§ Dataset:
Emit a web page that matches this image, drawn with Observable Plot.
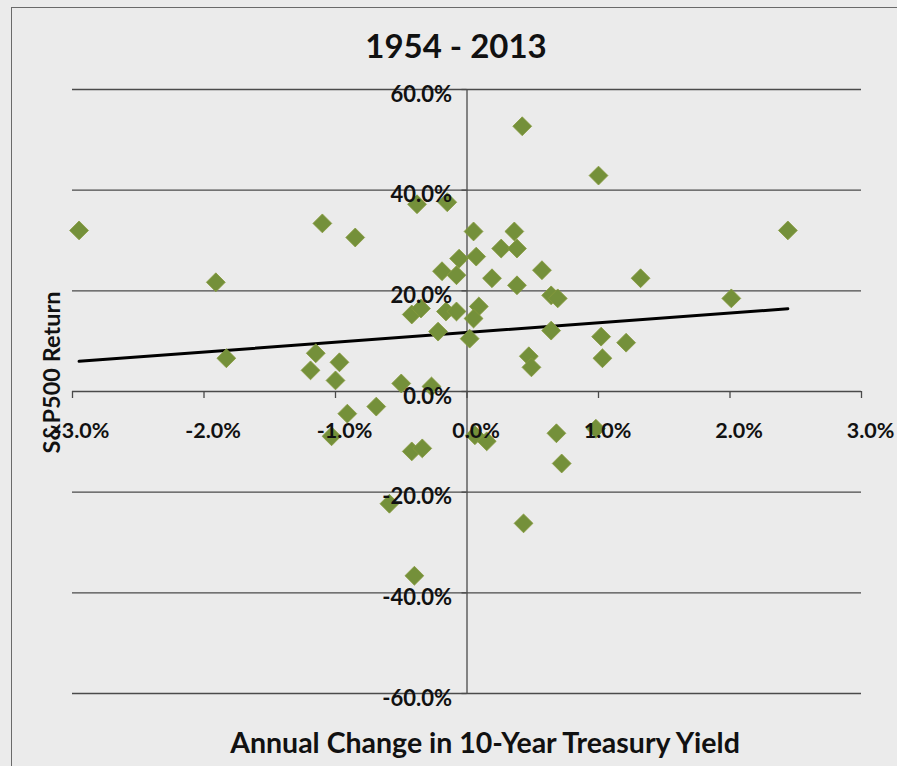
<!DOCTYPE html>
<html>
<head>
<meta charset="utf-8">
<script src="https://cdn.jsdelivr.net/npm/d3@7"></script>
<script src="https://cdn.jsdelivr.net/npm/@observablehq/plot@0.6"></script>
<style>
  html, body { margin: 0; padding: 0; background: #ebebeb; }
  #wrap { position: relative; width: 897px; height: 766px; overflow: hidden; background: #ebebeb; font-family: Lato, "Open Sans", sans-serif; }
  #border { position: absolute; left: 11px; top: 7px; width: 1000px; height: 1000px; border: 1.5px solid #6a6a6a; box-sizing: border-box; }
  #title { position: absolute; left: 0; width: 912px; top: 24px; text-align: center; font-weight: 700; font-size: 33px; color: #111; line-height: 42px; }
  #chart { position: absolute; left: 0; top: 70px; }
  #xtitle { position: absolute; left: 0; width: 970px; top: 724px; text-align: center; font-weight: 700; font-size: 28.5px; color: #111; line-height: 36px; }
</style>
</head>
<body>
<div id="wrap">
  <div id="border"></div>
  <div id="title"></div>
  <div id="chart"></div>
  <div id="xtitle"></div>
</div>
<script>
// Data (percent units)
const yieldChange = [
  -2.95, -1.91, -1.83, -1.10, -0.85, -1.15, -1.19, -0.97, -1.00, -0.91,
  -1.03, -0.69, -0.50, -0.59, -0.40, -0.42, -0.34, -0.38, -0.15, -0.42,
  -0.35, -0.16, -0.08, -0.22, 0.09, 0.05, 0.02, 0.19, 0.38, 0.57,
  0.64, 0.69, 0.64, 0.47, 0.49, -0.27, 0.06, 0.15, 0.68, 0.72,
  0.98, 0.43, 0.42, 0.05, 0.36, 0.26, 0.38, 0.07, -0.06, -0.19,
  -0.08, 1.00, 2.44, 1.32, 2.01, 1.02, 1.21, 1.03
];
const spReturn = [
  32.0, 21.7, 6.6, 33.4, 30.6, 7.6, 4.2, 5.8, 2.2, -4.4,
  -8.9, -3.0, 1.6, -22.3, -36.6, -11.9, -11.3, 37.2, 37.6, 15.3,
  16.5, 15.9, 15.9, 11.9, 16.9, 14.5, 10.5, 22.5, 21.1, 24.1,
  19.1, 18.5, 12.1, 7.0, 4.8, 1.0, -8.7, -9.9, -8.3, -14.3,
  -7.4, -26.2, 52.7, 31.8, 31.8, 28.4, 28.4, 26.8, 26.4, 23.9,
  23.1, 42.9, 32.0, 22.5, 18.5, 10.9, 9.7, 6.6
];
const xTicks = [-3, -2, -1, 0, 1, 2, 3];
const yTicks = [-60, -40, -20, 0, 20, 40, 60];
const titleText = "1954 - 2013";
const xLabel = "Annual Change in 10-Year Treasury Yield";
const yLabel = "S&P500 Return";

const points = yieldChange.map((x, i) => ({x, y: spReturn[i]}));
const fmt = d => d.toFixed(1) + "%";

document.getElementById("title").textContent = titleText;
document.getElementById("xtitle").textContent = xLabel;

const ink = "#111";
const gridColor = "#4a4a4a";

const plot = Plot.plot({
  width: 897,
  height: 645,
  marginLeft: 72,
  marginRight: 36,
  marginTop: 19,
  marginBottom: 22,
  x: {domain: [-3, 3], axis: null},
  y: {domain: [-60, 60], axis: null},
  style: {background: "transparent", fontFamily: "Lato, 'Open Sans', sans-serif"},
  marks: [
    Plot.ruleY(yTicks, {stroke: gridColor, strokeWidth: 1.3}),
    Plot.ruleY(yTicks, {x1: 0, x2: 0, insetLeft: -5, stroke: gridColor, strokeWidth: 1.3}),
    Plot.ruleX([0], {stroke: gridColor, strokeWidth: 1.3}),
    Plot.ruleX(xTicks, {y1: 0, y2: 0, insetBottom: -7, stroke: gridColor, strokeWidth: 1.3}),
    Plot.linearRegressionY(points, {x: "x", y: "y", stroke: "#000", strokeWidth: 3, ci: 0, dy: 3}),
    Plot.dot(points, {x: "x", y: "y", symbol: "diamond2", r: 8.5, fill: "#74903a", stroke: "#86993c", strokeWidth: 0.8}),
    Plot.text(yTicks, {x: 0, y: d => d, text: fmt, textAnchor: "end", dx: -15, dy: 5, fontSize: 22, fontWeight: 700, fill: ink}),
    Plot.text(xTicks, {x: d => d, y: 0, text: fmt, dx: 9, dy: 40, fontSize: 21.5, fontWeight: 700, fill: ink}),
    Plot.text([yLabel], {frameAnchor: "left", textAnchor: "middle", text: d => d, rotate: -90, dx: -20, dy: -19, fontSize: 23.5, fontWeight: 700, fill: ink})
  ]
});
document.getElementById("chart").appendChild(plot);
</script>
</body>
</html>
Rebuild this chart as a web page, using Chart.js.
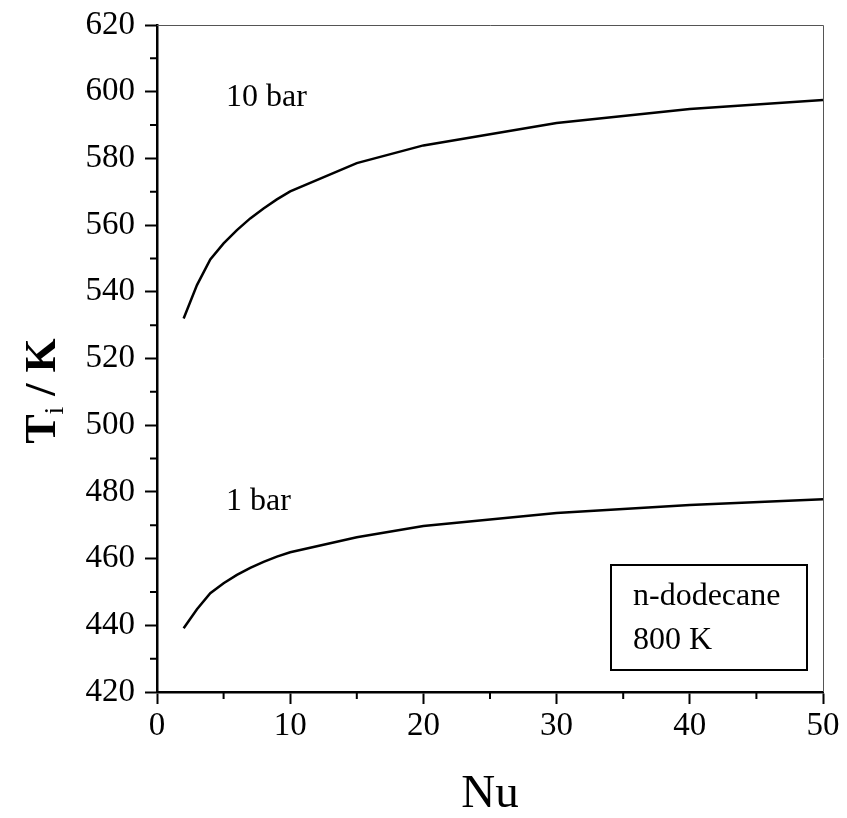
<!DOCTYPE html>
<html>
<head>
<meta charset="utf-8">
<script src="https://cdn.jsdelivr.net/npm/chart.js@4.4.1/dist/chart.umd.min.js"></script>
<style>
  html, body { margin: 0; padding: 0; background: #fff; }
  #wrap { width: 847px; height: 818px; }
</style>
</head>
<body>
<div id="wrap"><canvas id="chart" width="847" height="818"></canvas></div>
<script>
// Nu values where the curves were computed
const nu = [2, 3, 4, 5, 6, 7, 8, 9, 10, 15, 20, 30, 40, 50];
// interface temperature, 10 bar and 1 bar
const t10bar = [532, 542, 549.7, 554.5, 558.5, 562, 565, 567.7, 570.1, 578.6, 583.9, 590.6, 594.8, 597.5];
const t1bar = [439.1, 444.8, 449.6, 452.6, 455.1, 457.2, 459, 460.6, 461.9, 466.4, 469.8, 473.7, 476.1, 477.8];

const xTicks = [0, 10, 20, 30, 40, 50];
const yTicks = [420, 440, 460, 480, 500, 520, 540, 560, 580, 600, 620];
const xMinor = [5, 15, 25, 35, 45];
const yMinor = [430, 450, 470, 490, 510, 530, 550, 570, 590, 610];

const serif = "'Liberation Serif', 'Times New Roman', serif";

const toPoints = (xs, ys) => xs.map((x, i) => ({ x: x, y: ys[i] }));

// frame, minor ticks, annotations and y title
const extras = {
  id: 'extras',
  afterDraw(chart) {
    const { ctx, chartArea: { left, right, top, bottom } } = chart;
    const xs = chart.scales.x, ys = chart.scales.y;
    ctx.save();
    // thin top/right border
    ctx.strokeStyle = '#555';
    ctx.lineWidth = 1;
    ctx.beginPath();
    ctx.moveTo(left, top + 0.5);
    ctx.lineTo(right + 0.5, top + 0.5);
    ctx.lineTo(right + 0.5, bottom);
    ctx.stroke();
    // minor ticks
    ctx.strokeStyle = '#000';
    ctx.lineWidth = 2;
    ctx.beginPath();
    xMinor.forEach(v => {
      const px = xs.getPixelForValue(v);
      ctx.moveTo(px, bottom);
      ctx.lineTo(px, bottom + 7);
    });
    yMinor.forEach(v => {
      const py = ys.getPixelForValue(v);
      ctx.moveTo(left, py);
      ctx.lineTo(left - 7, py);
    });
    ctx.stroke();

    // curve labels
    ctx.fillStyle = '#000';
    ctx.font = '32px ' + serif;
    ctx.textBaseline = 'middle';
    ctx.textAlign = 'left';
    ctx.fillText('10 bar', 226, 98);
    ctx.fillText('1 bar', 226, 502);

    // legend box
    ctx.lineWidth = 2;
    ctx.strokeRect(611, 565, 196, 105);
    ctx.fillText('n-dodecane', 633, 597);
    ctx.fillText('800 K', 633, 641);

    // y title with subscript
    ctx.translate(40, 391);
    ctx.rotate(-Math.PI / 2);
    ctx.textBaseline = 'alphabetic';
    const parts = [['T', 'bold 44px ', 0], ['i', '28px ', 8], [' / K', 'bold 44px ', 0]];
    let w = 0;
    parts.forEach(p => { ctx.font = p[1] + serif; w += ctx.measureText(p[0]).width; });
    let cx = -w / 2;
    parts.forEach(p => {
      ctx.font = p[1] + serif;
      ctx.fillText(p[0], cx, 15 + p[2]);
      cx += ctx.measureText(p[0]).width;
    });
    ctx.restore();
  }
};

new Chart(document.getElementById('chart'), {
  type: 'line',
  data: {
    datasets: [
      { label: '10 bar', data: toPoints(nu, t10bar) },
      { label: '1 bar', data: toPoints(nu, t1bar) }
    ]
  },
  options: {
    responsive: false,
    animation: false,
    events: [],
    layout: { padding: { top: 25, right: 24, left: 0, bottom: 0 } },
    elements: {
      line: { borderColor: '#000', borderWidth: 2.5, tension: 0, fill: false },
      point: { radius: 0 }
    },
    plugins: { legend: { display: false }, tooltip: { enabled: false } },
    scales: {
      x: {
        type: 'linear',
        min: 0, max: 50,
        afterBuildTicks: s => { s.ticks = xTicks.map(v => ({ value: v })); },
        afterFit: s => { s.height = 126; s.paddingLeft = 0; s.paddingRight = 0; },
        border: { display: true, color: '#000', width: 2.5 },
        grid: { drawOnChartArea: false, drawTicks: true, tickLength: 12, tickColor: '#000', tickWidth: 2 },
        ticks: { color: '#000', font: { family: serif, size: 33 }, padding: 3, maxRotation: 0 },
        title: { display: true, text: 'Nu', color: '#000', font: { family: serif, size: 47, lineHeight: 1 }, padding: { top: 0, bottom: 0 } }
      },
      y: {
        type: 'linear',
        min: 420, max: 620,
        afterBuildTicks: s => { s.ticks = yTicks.map(v => ({ value: v })); },
        afterFit: s => { s.width = 157; s.paddingTop = 0; s.paddingBottom = 0; },
        border: { display: true, color: '#000', width: 2.5 },
        grid: { drawOnChartArea: false, drawTicks: true, tickLength: 12, tickColor: '#000', tickWidth: 2 },
        ticks: { color: '#000', font: { family: serif, size: 33 }, padding: 10 }
      }
    }
  },
  plugins: [extras]
});
</script>
</body>
</html>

§ Exercise description: Reproduce each line of the material containing the word "this".

§ Response:
Emit a web page that matches this image, drawn with Observable Plot.
Rebuild this chart as a web page, using Chart.js.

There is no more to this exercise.